二 特許が物の発明についてされている場合において、その物の生産に用いる物(日本国内において広く一般に流通しているものを除く。)であつてその発明による課題の解決に不可欠なものにつき、その発明が特許発明であること及びその物がその発明の実施に用いられることを知りながら、業として、その生産、譲渡等若しくは輸入又は譲渡等の申出をする行為」 

 で,判旨のとおり,若干ずれている~ということなのですね。
 
 プロセスとしては以下のとおりだと思います。
 ①ウェーハにレーザを当て改質→②分割起点を形成(この中で研削等を行う)

 で,本件の特許は②の装置で,本件の被告製品は①に使う物,だったようです。
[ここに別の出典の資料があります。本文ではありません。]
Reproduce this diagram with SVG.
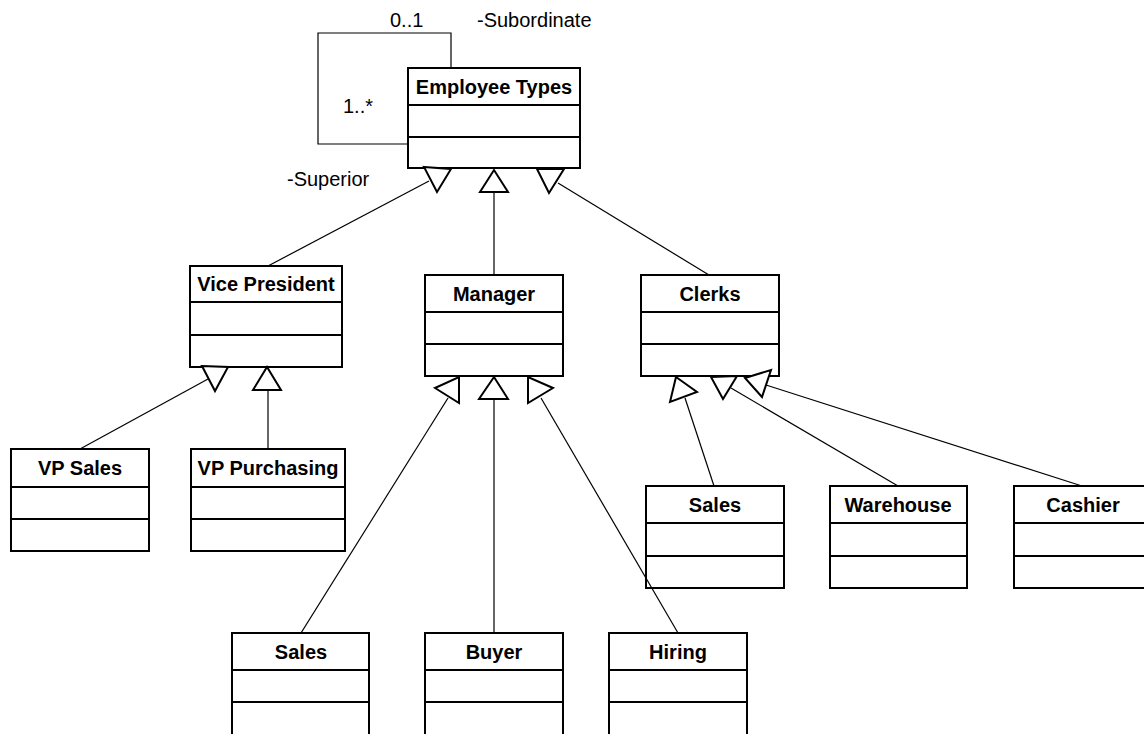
<svg xmlns="http://www.w3.org/2000/svg" width="1144" height="734" viewBox="0 0 1144 734">
<style>
.box rect{fill:#fff;stroke:#000;stroke-width:2}
.box line{stroke:#000;stroke-width:2}
.t{font-family:"Liberation Sans",Arial,sans-serif;font-size:20px;font-weight:bold;text-anchor:middle;fill:#000}
.lbl{font-family:"Liberation Sans",Arial,sans-serif;font-size:20px;fill:#000}
.c line,.c path{stroke:#000;stroke-width:1.2;fill:none}
.c polygon{fill:#fff;stroke:#000;stroke-width:2;stroke-linejoin:miter}
</style>
<rect width="1144" height="734" fill="#fff"/>
<g id="employee-types" class="box"><rect x="408" y="68" width="172" height="100"/><line x1="408" y1="105" x2="580" y2="105"/><line x1="408" y1="137" x2="580" y2="137"/><text class="t" x="494" y="94">Employee Types</text></g>
<g id="vice-president" class="box"><rect x="190" y="266" width="152" height="101"/><line x1="190" y1="302" x2="342" y2="302"/><line x1="190" y1="335" x2="342" y2="335"/><text class="t" x="266" y="291">Vice President</text></g>
<g id="vp-sales" class="box"><rect x="11" y="449" width="138" height="102"/><line x1="11" y1="487" x2="149" y2="487"/><line x1="11" y1="519" x2="149" y2="519"/><text class="t" x="80" y="475">VP Sales</text></g>
<g id="vp-purchasing" class="box"><rect x="191" y="449" width="154" height="102"/><line x1="191" y1="487" x2="345" y2="487"/><line x1="191" y1="519" x2="345" y2="519"/><text class="t" x="268" y="475">VP Purchasing</text></g>
<g id="manager" class="box"><rect x="425" y="275" width="138" height="101"/><line x1="425" y1="312" x2="563" y2="312"/><line x1="425" y1="344" x2="563" y2="344"/><text class="t" x="494" y="301">Manager</text></g>
<g id="clerks" class="box"><rect x="641" y="275" width="138" height="101"/><line x1="641" y1="312" x2="779" y2="312"/><line x1="641" y1="344" x2="779" y2="344"/><text class="t" x="710" y="301">Clerks</text></g>
<g id="clerk-sales" class="box"><rect x="646" y="486" width="138" height="102"/><line x1="646" y1="523" x2="784" y2="523"/><line x1="646" y1="556" x2="784" y2="556"/><text class="t" x="715" y="512">Sales</text></g>
<g id="warehouse" class="box"><rect x="830" y="486" width="137" height="102"/><line x1="830" y1="523" x2="967" y2="523"/><line x1="830" y1="556" x2="967" y2="556"/><text class="t" x="898" y="512">Warehouse</text></g>
<g id="cashier" class="box"><rect x="1014" y="486" width="138" height="102"/><line x1="1014" y1="523" x2="1152" y2="523"/><line x1="1014" y1="556" x2="1152" y2="556"/><text class="t" x="1083" y="512">Cashier</text></g>
<g id="mgr-sales" class="box"><rect x="232" y="633" width="137" height="103"/><line x1="232" y1="670" x2="369" y2="670"/><line x1="232" y1="702" x2="369" y2="702"/><text class="t" x="301" y="659">Sales</text></g>
<g id="buyer" class="box"><rect x="425" y="633" width="138" height="103"/><line x1="425" y1="670" x2="563" y2="670"/><line x1="425" y1="702" x2="563" y2="702"/><text class="t" x="494" y="659">Buyer</text></g>
<g id="hiring" class="box"><rect x="609" y="633" width="138" height="103"/><line x1="609" y1="670" x2="747" y2="670"/><line x1="609" y1="702" x2="747" y2="702"/><text class="t" x="678" y="659">Hiring</text></g>
<g id="connectors" class="c">
<path d="M451,68 V33 H318 V144 H408"/>
<line x1="268" y1="266" x2="429" y2="181"/>
<line x1="494" y1="192" x2="494" y2="275"/>
<line x1="558" y1="183" x2="709" y2="275"/>
<line x1="80" y1="449" x2="208" y2="379"/>
<line x1="268" y1="390" x2="268" y2="449"/>
<line x1="301" y1="633" x2="448" y2="398"/>
<line x1="494" y1="399" x2="494" y2="633"/>
<line x1="541" y1="398" x2="678" y2="633"/>
<line x1="685" y1="398" x2="714" y2="486"/>
<line x1="731" y1="388" x2="898" y2="486"/>
<line x1="766" y1="385" x2="1082" y2="486"/>
<polygon points="424,167 451,169 437,192"/>
<polygon points="480,192 508,192 494,170"/>
<polygon points="537,169 564,169 549,193"/>
<polygon points="202,366 228,367 215,391"/>
<polygon points="253,390 281,390 267,367"/>
<polygon points="435,388 459,377 459,403"/>
<polygon points="479,399 508,399 494,377"/>
<polygon points="528,377 528,403 553,388"/>
<polygon points="676,377 697,392 670,402"/>
<polygon points="711,377 737,376 723,399"/>
<polygon points="745,378 771,370 762,397"/>
<text class="lbl" x="390" y="27">0..1</text>
<text class="lbl" x="477" y="27">-Subordinate</text>
<text class="lbl" x="343" y="113">1..*</text>
<text class="lbl" x="287" y="186">-Superior</text>
</g>
</svg>
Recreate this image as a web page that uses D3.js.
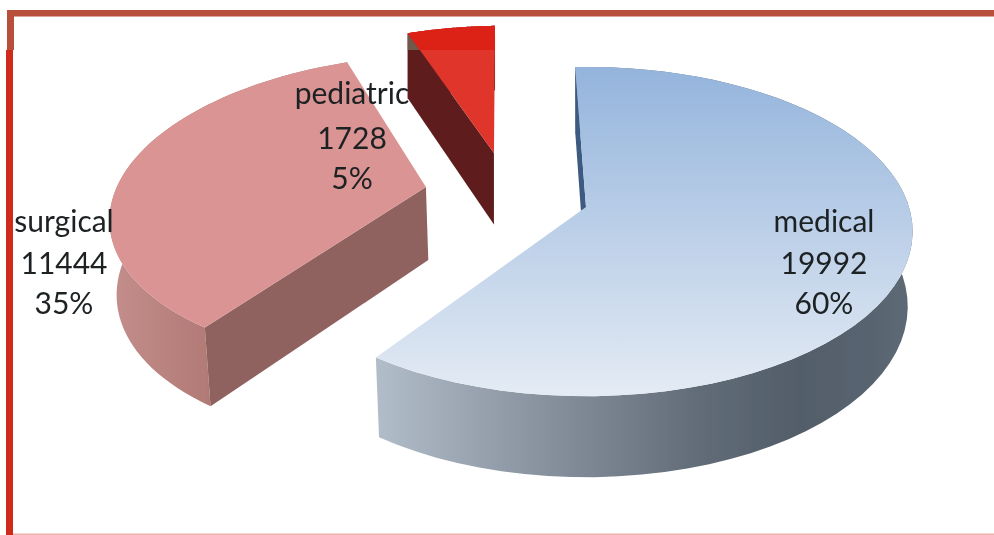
<!DOCTYPE html>
<html>
<head>
<meta charset="utf-8">
<script src="https://cdn.jsdelivr.net/npm/d3@7/dist/d3.min.js"></script>
<style>
html, body { margin: 0; padding: 0; background: #fff; overflow: hidden; }
svg { display: block; }
text { font-family: Lato, "Open Sans", sans-serif; fill: #1c2024; }
</style>
</head>
<body>
<script>
// chart data
var categories = ["medical", "surgical", "pediatric"];
var counts = [19992, 11444, 1728];
var percents = ["60%", "35%", "5%"];

var svgWidth = 994;
var svgHeight = 535;

// projection of the pie plane (unit circle) onto the screen
var cx = 586, cy = 207;
var radiusX = 323, radiusY = 161;
var persp = 0.149;
var startDeg = -2.2;

// how far each slice is pulled out, in unit circle coords
var pullU = [0, -0.505, -0.30];
var pullV = [0, -0.127, -0.353];
var sliceRadius = [1, 0.975, 1];
// the bottom rim narrows a little towards the centre
var lowShrink = [0.985, 0.985, 1];

var labelX = [824, 64, 352];
var labelY = [[232, 274, 314], [232, 274, 314], [104, 149, 189]];

var topFill = ["url(#medTop)", "#d99493", "#e0342b"];
var arcFill = ["url(#medSide)", "url(#surSide)", "#5f1f1d"];
var cutFill = ["#3e5a80", "#8f6260", "#5f1f1d"];

var svg = d3.select("body").append("svg")
  .attr("width", svgWidth)
  .attr("height", svgHeight);

var defs = svg.append("defs");

function gradient(id, x1, y1, x2, y2, stops) {
  var g = defs.append("linearGradient")
    .attr("id", id)
    .attr("gradientUnits", "userSpaceOnUse")
    .attr("x1", x1).attr("y1", y1).attr("x2", x2).attr("y2", y2);
  stops.forEach(function(s) {
    g.append("stop").attr("offset", s[0]).attr("stop-color", s[1]);
  });
}

gradient("medTop", 0, 67, 0, 396, [[0, "#94b4dc"], [1, "#e4ebf4"]]);
gradient("medSide", 380, 0, 905, 0, [[0, "#b0bcc8"], [0.25, "#8f9aa6"], [0.6, "#626d79"], [0.8, "#525d69"], [1, "#5c6874"]]);
gradient("surSide", 115, 0, 208, 0, [[0, "#c28d8a"], [1, "#b27a76"]]);

defs.append("filter").attr("id", "soft")
  .append("feGaussianBlur").attr("stdDeviation", 0.55);
defs.append("clipPath").attr("id", "aboveSeam")
  .append("rect").attr("x", 0).attr("y", 0).attr("width", svgWidth).attr("height", 50);

// unit circle coords -> screen
function project(u, v) {
  var d = 1 - persp * v;
  return [cx + radiusX * u / d, cy + radiusY * v / d];
}
// same point at the bottom of the extruded pie
function projectLow(u, v, shrink) {
  var p = project(u, v);
  return [cx + (p[0] - cx) * shrink, p[1] + 74 + 7 * v];
}

var line = d3.line();

var pie = d3.pie().sort(null)
  .startAngle(startDeg * Math.PI / 180)
  .endAngle(startDeg * Math.PI / 180 + 2 * Math.PI);

var slices = pie(counts);

var chart = svg.append("g").attr("filter", "url(#soft)");

// draw the far slices first so the overlap is right
[2, 1, 0].forEach(function(i) {
  var s = slices[i];
  var ou = pullU[i], ov = pullV[i], r = sliceRadius[i], sh = lowShrink[i];
  var steps = d3.range(0, 61).map(function(k) {
    var a = s.startAngle + (s.endAngle - s.startAngle) * k / 60;
    return [ou + r * Math.sin(a), ov - r * Math.cos(a)];
  });
  var first = steps[0];
  var g = chart.append("g");

  // outer wall
  var upper = steps.map(function(p) { return project(p[0], p[1]); });
  var lower = steps.map(function(p) { return projectLow(p[0], p[1], sh); }).reverse();
  g.append("path").attr("d", line(upper.concat(lower)) + "Z").attr("fill", arcFill[i]);

  // cut wall on the start edge, the other one is always hidden from this view
  var cut = [project(ou, ov), project(first[0], first[1]), projectLow(first[0], first[1], sh), projectLow(ou, ov, sh)];
  g.append("path").attr("d", line(cut) + "Z").attr("fill", cutFill[i]);
  if (i == 2) {
    g.append("path").attr("d", line(cut) + "Z").attr("fill", "#70584c").attr("clip-path", "url(#aboveSeam)");
  }

  // top face
  var face = [project(ou, ov)].concat(upper);
  g.append("path").attr("d", line(face) + "Z").attr("fill", topFill[i]);
  if (i == 2) {
    // seam in the source image: the top strip is a bit darker
    g.append("path").attr("d", line(face) + "Z").attr("fill", "#dc2214").attr("clip-path", "url(#aboveSeam)");
  }
});

// frame
var frame = svg.append("g").attr("filter", "url(#soft)");
frame.append("rect").attr("x", 7).attr("y", 10).attr("width", 987).attr("height", 6.5).attr("fill", "#b8503a");
frame.append("rect").attr("x", 7).attr("y", 10).attr("width", 7).attr("height", 40).attr("fill", "#b8503a");
frame.append("rect").attr("x", 6).attr("y", 50).attr("width", 7).attr("height", 485).attr("fill", "#cf2a1e");
frame.append("rect").attr("x", 13).attr("y", 533.5).attr("width", 981).attr("height", 1.5).attr("fill", "#eeb0a8");

// labels
var labels = svg.append("g").attr("filter", "url(#soft)").attr("text-anchor", "middle").attr("font-size", 30);
categories.forEach(function(name, i) {
  [name, counts[i], percents[i]].forEach(function(t, j) {
    labels.append("text")
      .attr("x", labelX[i])
      .attr("y", labelY[i][j])
      .text(t);
  });
});
</script>
</body>
</html>
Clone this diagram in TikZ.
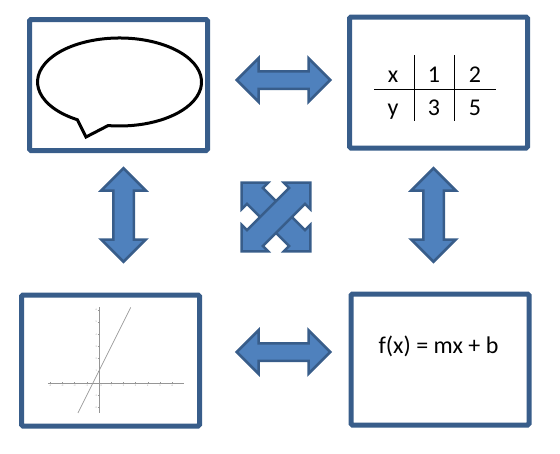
\documentclass[tikz,border=0pt]{standalone}
\usepackage{fontspec}
\setmainfont{Carlito}
\usepackage{xcolor}
\usepackage{tikz}
\usetikzlibrary{shapes.arrows, calc}
\definecolor{frame}{RGB}{56,93,138}
\definecolor{arrowfill}{RGB}{79,129,189}
\definecolor{plotgray}{RGB}{150,150,150}
\tikzset{
  panel/.style={draw=frame, line width=5pt, rounded corners=1.5pt, fill=white,
                minimum width=178pt, minimum height=131pt, inner sep=0pt},
  fatarrow/.style={double arrow, draw=frame, fill=arrowfill, line width=2.5pt,
                   inner xsep=0pt, inner ysep=7.5pt, double arrow head extend=13pt,
                   minimum height=93.5pt},
  uparrow/.style={fatarrow, rotate=90, inner ysep=9pt, double arrow head extend=12pt},
  crossarrow/.style={fatarrow, inner ysep=10pt, double arrow head extend=7.5pt,
                     minimum height=97pt},
  bubble/.style={draw=black, line width=3pt, fill=white, line join=miter},
  cell/.style={font=\fontsize{24}{28}\selectfont, inner sep=0pt, anchor=base},
  tablerule/.style={draw=black, line width=0.9pt},
  axis/.style={draw=plotgray, line width=0.7pt},
  ticklbl/.style={font=\fontsize{2.5}{3}\selectfont, text=plotgray, inner sep=0.5pt}
}

\begin{document}
\begin{tikzpicture}[x=1pt, y=-1pt]
  \useasboundingbox (0,0) rectangle (560,453);
  % four panels
  \node[panel] (talk)  at (118.5,85)    {};
  \node[panel] (table) at (438.5,82.5)  {};
  \node[panel] (graph) at (110.5,360.5) {};
  \node[panel] (rule)  at (440,359.5)   {};

  % block arrows between the panels
  \node[fatarrow] (talk-table) at (283.5,80)  {};
  \node[fatarrow] (graph-rule) at (283.5,352) {};
  \node[uparrow] (talk-graph)  at (123.5,215) {};
  \node[uparrow] (table-rule)  at (433.5,215) {};
  \node[crossarrow, rotate=-45] (talk-rule)   at (276,217) {};
  \node[crossarrow, rotate=45]  (graph-table) at (276,217) {};

  % speech bubble
  \draw[bubble] (77.3,119.7) arc[start angle=121, end angle=458, x radius=82, y radius=44]
    -- (86,137) -- cycle;

  % table of values
  \foreach \t/\x/\y in {x/393/82, 1/434/82, 2/475/82, y/393/115, 3/434/115, 5/475/115}
    \node[cell] (cell-\t) at (\x,\y) {\t};
  \draw[tablerule] (374,89) -- (496,89);
  \draw[tablerule] (414,55) -- (414,121);
  \draw[tablerule] (454,55) -- (454,121);

  % rule
  \node[cell] (fx) at (438.5,353) {f(x) = mx + b};

  % graph of the line
  \begin{scope}[shift={(99,383)}, x=12.2pt, y=12.2pt]
    \draw[axis] (-4.2,0) -- (7,0);
    \draw[axis] (0,-2.45) -- (0,6.2);
    \foreach \i in {-4,-3,-2,-1,1,2,3,4,5,6}
      \draw[axis, line width=0.4pt] (\i,-0.1) -- (\i,0.1)
        node[ticklbl, below=1.5pt] (xl\i) at (\i,0) {\i};
    \foreach \j in {-2,-1,1,2,3,4,5,6}
      \draw[axis, line width=0.4pt] (-0.1,\j) -- (0.1,\j)
        node[ticklbl, left=1.5pt] (yl\j) at (0,\j) {\j};
    \node[ticklbl, below right=1pt] (o) at (0,0) {0};
    \draw[axis] (-1.725,-2.45) -- (2.6,6.2);
  \end{scope}
\end{tikzpicture}
\end{document}
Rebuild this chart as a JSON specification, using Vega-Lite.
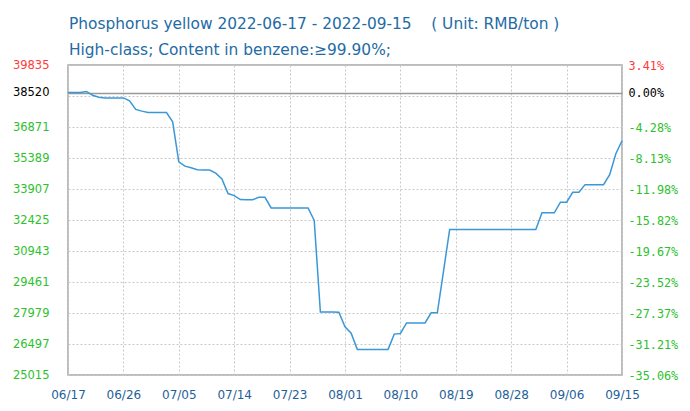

なので,「不可欠」じゃないじゃん!ということです。
 原告としては,①や②を含む一体のプロセスでレーザダイシングの工程と言えるのだ!という主張もしていますが, 裁判所は不可分一体というわけじゃないでしょ,別々の装置なわけでしょ,ということで一蹴しております。
 
 ま,リバースエンジニアリングの都合か何かでしょうけど,ちょっと特許の選択を誤ったかなあという感が無きにしもあらずです。
 
 あと,個人的にびっくりしたのは, 被告側の最後に載っている保佐人弁理士の方ですね。
 この方,某有名知財裁判官の妹という噂のある人で,しかも特許庁での審判部長等を歴任された有名人です。
 当該裁判官の方は,定年が65歳,他方特許庁の定年は60歳なので,そういうこともありなん(つまりは妹の方が先に退官)と思ったのですが,どうやら定年前に辞められたようですね。